Institute for Particle Physics Phenomenology

Durham University Logo Institute for Particle Physics Phenomenology Logo

Institute for Particle Physics Phenomenology

Professor

Tel: 
+44-(0)191-33-43751
Fax: 
+44-(0)191-33-43658
Email: frank.krauss[AT]durham.ac.uk

Brief Curriculum Vitae

  • since 2006: at IPPP Durham
  • 2003-2006: Junior Professor at TU Dresden
  • 2002-2003: Postdoc at CERN
  • 2000-2001: Postdoc at Cavendish Lab, Cambridge, UK
  • 1999-2000: Postdoc at Technion, Haifa, Israel
  • 1994-1998: PhD student at TU Dresden, supervised by Gerhard Soff
  • 1988-1994: Undergraduate studies at TH Darmstadt.
    Diploma thesis supervised by Thomas Mannel and Thorsten Ohl

Publications

Here's my listing from Spires.

Research Areas

My research area is the phenomenology of particle physics - this is the branch of theoretical physics that bridges the gap between theorists who construct more abstract models for the fundamental interaction of the constituents of the matter in the Universe at the smallest distances, and the experimenters that search for and measure phenomena, for example at the LHC at CERN. Phenomenologists use these models, new and old, to make predictions for observables in experiments or to calculate quantities that allow the experimenters to interpret their data as measurements of fundamental quantities.

My role in this is the construction of a simulation tool that tries to describe the experimental reality in great detail.
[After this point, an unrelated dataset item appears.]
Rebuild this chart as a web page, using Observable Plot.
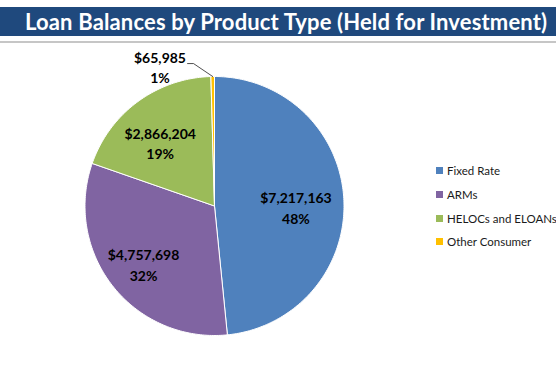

Tools such as the ones I work on are also called event generators, since they generate "events", the plethora of particles that are produced when particles smash into each other at large energies. In these relatively violent collision the large energies of the incident beam particles are translated into showers of elementary particles which hit the detector at velocities very close to the speed of light. Event generators are the workhorses of particle physics, and are deployed for a wide range of purposes: Their output -- the simulated events -- is utilised to better understand detector responses to the interaction with incident particles, to help in the planning of analyses by providing an understanding of interesting signals and their backgrounds, to subtract backgrounds from signals, and to compare the most precise calculations directly with data. To fulfil these functions, they must contain all relevant physics, from the highest energies of the order of a few TeV down to the relatively low scales of MeV that characterise hadron physics. Traditional methods of evaluating quantum field theories, based upon the perturbative expansion in coupling constants, cannot fulfil this, due to two limitations: The sheer number of outgoing particles leads to a computational complexity we cannot conquer yet, and many of the produced particles are hadrons, bound states of the fundamental quarks and gluons, which form the hadrons in a phase transition that we cannot yet describe in a quantitative way. These two problems are addressed in event generators by decomposing the simulation into different phases, characterised by vastly different energy scales.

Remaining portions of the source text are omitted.